No, here in southern California the subsidies come from Southern California Edison Company, which is an investor owned company. Full disclosure -- I own a substantial number of shares in SCE's parent company.

SCE finds it more profitable to subsidize CFLs than to build new electric generating plants.

Mark Shapiro
________________________________________
From: phys-l-bounces@carnot.physics.buffalo.edu [phys-l-bounces@carnot.physics.buffalo.edu] On Behalf Of Rick Tarara [rtarara@saintmarys.edu]
Sent: Wednesday, April 08, 2009 6:17 AM
To: Forum for Physics Educators
Subject: Re: [Phys-l] CFLs

Keeping CFLs in perspective--the big picture.

From the doe website www.eia.doe.gov/emeu/recs/recs4a.html

Residential lighting uses less than 10 % of residential electricity and even
less of resdential energy use. Conversion of all homes to CFLs would save
about 32 billion kWh annually. However, total electrical use consumes about
4200 billion kWh annually so that is less than a 1% savings in electrical
energy and a much smaller percentage in total energy savings. A 32 billion
kWh savings is well worth while, but fundamentally this savings gets more
than eaten up by a single year's population growth.

CFLs have become the 'poster child' for energy efficiency, but in the long
run are miniscule in their effect. The one efficiency item that can really
make a difference is a high mileage vehicle versus the 'average' U.S.
vehicle (REAL fleet average under 20 mpg).

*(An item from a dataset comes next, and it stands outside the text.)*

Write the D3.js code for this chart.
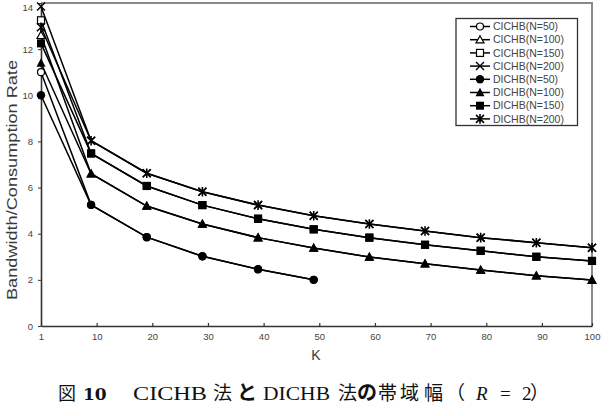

The cost factor of CFLs is about break-even (versus incandescents) taking
into account 'real-world' lifetimes (I assume California prices are
subsidized by your taxes--so you are still paying $2-5 per bulb). [I had a
zero lifetime bulb--first CFL I bought was dropped trying to get it into a
lamp--it didn't fit anyway.] My problem is that our house has about 20 65W
floods--most on dimmers. The CFL equivalents take 2-3 minutes to come up to
full brightness, and dimmable versions are way expensive.